Well, the title pretty much says it all. I plan on living in the Cigar Bar while on board, and visiting La Cas Del Habanos in St. Maarten. Anyone else? Would love to get together.

Anyone been on this ship to tell me about the cigar lounge? 

:chk


----------



## BigGreg (Feb 7, 2007)

wish I could say I was, but im not crusing till August. Hope you guys have an awesome time, the victory is a nice ship. LCDH's are great hope you have a great cruise and burn some great sticks!


----------



## GoodFella (Nov 3, 2007)

i got a rccl one coming up soon. have fun on your trip. good luck finding th lcdh when you get off the boat. it took me a fairy ride and 30 min walk before i found a walkin humi only 1/3 fulll of over priced sticks. just make sure you only get them form the lcdh because there are tons of fakes out there, and they look better every time i go.

good luck feel free to pm me with any ??


----------



## tchariya (Feb 26, 2007)

RickMG said:


> Well, the title pretty much says it all. I plan on living in the Cigar Bar while on board, and visiting La Cas Del Habanos in St. Maarten. Anyone else? Would love to get together.
> 
> Anyone been on this ship to tell me about the cigar lounge?
> 
> :chk


I would recommend you read up on the ship and participate on the Roll Call for your cruise/date on http://www.cruisecritic.com.

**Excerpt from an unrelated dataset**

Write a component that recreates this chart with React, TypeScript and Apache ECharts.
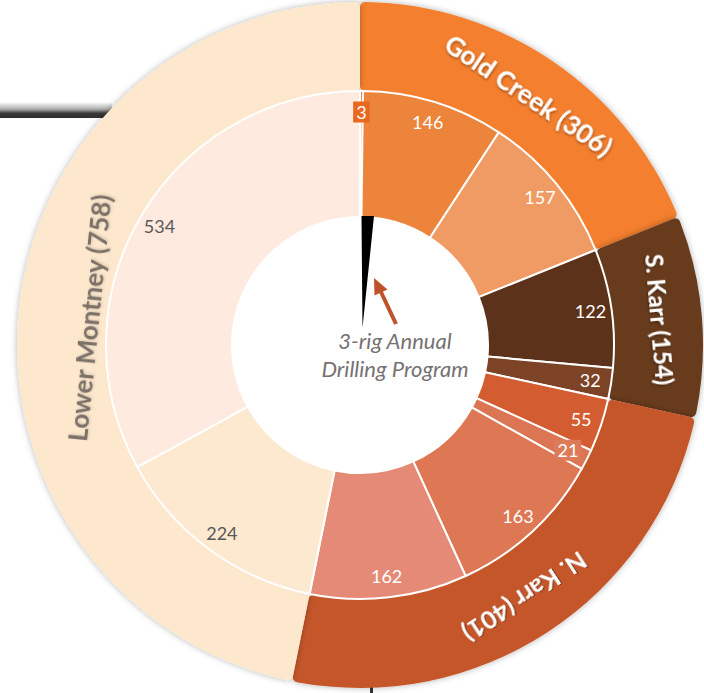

Have lots of fun! I spent my time on my balcony and in the cigar lounge with my cigars!


----------



## mike32312 (Jan 26, 2006)

Sounds like an awesome time to be had. Good luck and be careful of the fakes. Enjoy and savor every minute. Remember at dinner you can eat all that you want. When I went on the cruise they had steak and lobster one night and I see our waiter back 5 times for lobster. :r :r


----------



## RickMG (Mar 13, 2008)

Thanks for all the good wishes and advise. I'm glad to hear your words about the Victory, BigGreg. I was a little worried. We only booked the trip last week, and I was really wanting a Royal Caribbean. I've only been on one cruise a year and a half ago and had a great time. See pics here I posted on another board of good reasons to cruise:

http://galleries.cigarweekly.com/RickMG/album07

tchariya, thanks, I found cruise-critics message board last week too. Been using them for their reviews before then to pick a cruise, it is a great site. I also found the Roll Call thread for my ship, but doesn't look like anyone posting are cigar smokers. We do have a balcony room on the Lido deck, port side somewhat close to the front.

As for me smoking Cubans, believe it or not, I have never really been a big fan of them, but have only gotten them at the LCDH in Puerto Vallarta. I've heard the store in St. Maarten is a flagship store and one of their best, but they have two there. We're going to Phillipsburg (sp?), so I don't know if that's the good one. I will buy a cigar and sit there to enjoy it. Here we are at the one in P.V.

http://galleries.cigarweekly.com/RickMG/album06

Would still love to find some folks to enjoy some cigars with while on the ship. Thanks again everyone.


----------